To me, and to other physics teachers, there would be a natural affinity for the structure and intention of the NGSS. The NGSS has an unusual format that has some getting used to, since it is so radically different than the previous standards. However, the essence of the new standards is tacitly and deeply rooted to what Arons and others have already defined as good physics teaching (Arons, 1992; Knight, 2002).

CONCLUSION

Ultimately, when a Physics Teacher reads the Framework and continues to learn about the NGSS, they will see it as a validation of physics pedagogy that has always occurred. The common denominator for physic instruction is that it requires students to engage and reflect on phenomena and the nature of one’s world. The NGSS has tried making the practices of physics teachers replicable to all of the other science courses. Physics teachers have always used phenomena and talked about the interconnectedness of physics concepts to the other sciences. The conclusion is that all science learning needs to adapt some of the practices of typical physics pedagogy. The NGSS is an attempt to describe how students ought to learn science in their science classrooms; arguably it is done in physics, but it should be practiced in all the sciences and beyond (Bybee, 1997).

The NGSS has used some concepts that we learned from research about student learning (Bransford et al., 1999; Hattie and Yates, 2013). There are many notions of teaching practices that are tacit expectations of science teachers for their students. We want students to learn the content, but we also want then to see the patterns, the cause/effects, structure/ functions, etc. and we want them to learn the concepts by asking questions, analyzing data, etc.

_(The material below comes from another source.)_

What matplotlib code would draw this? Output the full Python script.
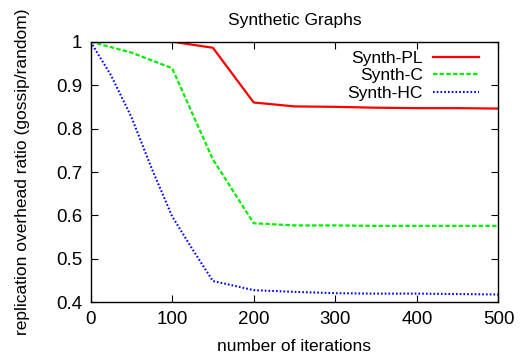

Ensuring that students are active in their learning are ideas that are posited by many and demonstrated to work (Bybee, 2011a; Graham and Lesseig, 2019; Zager, 2017). However, these notions of teaching were never explicit and tantamount to content in the standards prior to the NGSS. They are now explicit. The NGSS is an attempt to make the tacit explicit for students.

In conclusion, teaching physics, as any physics teacher knows, is a great experience. It is the most unique and engaging course I’ve taught. Also, I have experienced the most success of student learning in physics. There is something unique about physics and physics teaching. Students can make connections and experience things that are not always done in other classes or sciences. The NGSS is a great document that has articulated the best practices of physics teaching and made them available to all science teachers. Also, the NGSS is a chance for us to bring more creativity in one’s lessons. The standards are multifaceted, intricate, and complex. This is a great opportunity to reflect and increase your creative nature. Sources like Invitations to Science Inquiry is a great place to start amending your teaching practice; while continuing to absorb more as a professional learner (Liem, 1987).